▼

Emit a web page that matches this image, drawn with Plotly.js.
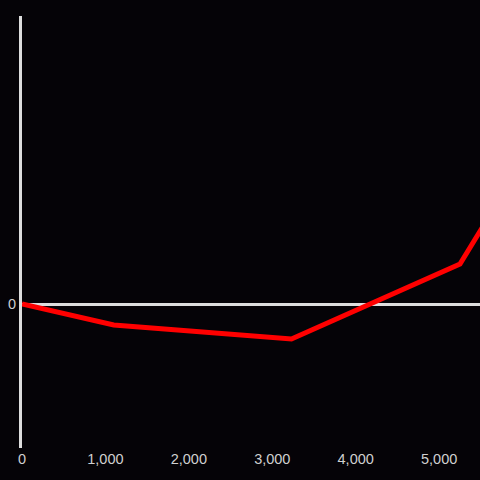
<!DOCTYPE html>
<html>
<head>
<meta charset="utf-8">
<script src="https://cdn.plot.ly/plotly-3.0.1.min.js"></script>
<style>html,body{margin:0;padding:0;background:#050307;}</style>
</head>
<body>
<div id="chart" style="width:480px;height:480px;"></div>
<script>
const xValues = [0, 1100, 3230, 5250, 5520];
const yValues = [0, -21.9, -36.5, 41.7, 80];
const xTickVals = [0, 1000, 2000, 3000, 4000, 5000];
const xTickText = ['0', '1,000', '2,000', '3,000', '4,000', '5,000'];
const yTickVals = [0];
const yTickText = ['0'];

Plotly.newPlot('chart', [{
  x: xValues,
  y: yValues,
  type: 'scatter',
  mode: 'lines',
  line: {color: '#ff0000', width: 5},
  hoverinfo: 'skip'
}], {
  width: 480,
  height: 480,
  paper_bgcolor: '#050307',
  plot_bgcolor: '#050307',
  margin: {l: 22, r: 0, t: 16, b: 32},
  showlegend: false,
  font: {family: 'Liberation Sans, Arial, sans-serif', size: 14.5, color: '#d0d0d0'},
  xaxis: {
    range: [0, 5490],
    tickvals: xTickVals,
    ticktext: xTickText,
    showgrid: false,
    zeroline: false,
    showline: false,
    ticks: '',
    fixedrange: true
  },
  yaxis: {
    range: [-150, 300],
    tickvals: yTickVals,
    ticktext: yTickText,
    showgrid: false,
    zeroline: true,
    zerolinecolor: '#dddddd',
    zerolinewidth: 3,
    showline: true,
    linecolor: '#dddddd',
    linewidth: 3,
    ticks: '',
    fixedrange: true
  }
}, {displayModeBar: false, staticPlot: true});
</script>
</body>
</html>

▲

● WHAT IS REQUIRED
Leave the pictures out and output the rest of the listing exactly.

● PROBLEM SOLUTION
Emit a web page that matches this image, drawn with Plotly.js.
<!DOCTYPE html>
<html>
<head>
<meta charset="utf-8">
<script src="https://cdn.plot.ly/plotly-3.0.1.min.js"></script>
<style>html,body{margin:0;padding:0;background:#050307;}</style>
</head>
<body>
<div id="chart" style="width:480px;height:480px;"></div>
<script>
const xValues = [0, 1100, 3230, 5250, 5520];
const yValues = [0, -21.9, -36.5, 41.7, 80];
const xTickVals = [0, 1000, 2000, 3000, 4000, 5000];
const xTickText = ['0', '1,000', '2,000', '3,000', '4,000', '5,000'];
const yTickVals = [0];
const yTickText = ['0'];

Plotly.newPlot('chart', [{
  x: xValues,
  y: yValues,
  type: 'scatter',
  mode: 'lines',
  line: {color: '#ff0000', width: 5},
  hoverinfo: 'skip'
}], {
  width: 480,
  height: 480,
  paper_bgcolor: '#050307',
  plot_bgcolor: '#050307',
  margin: {l: 22, r: 0, t: 16, b: 32},
  showlegend: false,
  font: {family: 'Liberation Sans, Arial, sans-serif', size: 14.5, color: '#d0d0d0'},
  xaxis: {
    range: [0, 5490],
    tickvals: xTickVals,
    ticktext: xTickText,
    showgrid: false,
    zeroline: false,
    showline: false,
    ticks: '',
    fixedrange: true
  },
  yaxis: {
    range: [-150, 300],
    tickvals: yTickVals,
    ticktext: yTickText,
    showgrid: false,
    zeroline: true,
    zerolinecolor: '#dddddd',
    zerolinewidth: 3,
    showline: true,
    linecolor: '#dddddd',
    linewidth: 3,
    ticks: '',
    fixedrange: true
  }
}, {displayModeBar: false, staticPlot: true});
</script>
</body>
</html>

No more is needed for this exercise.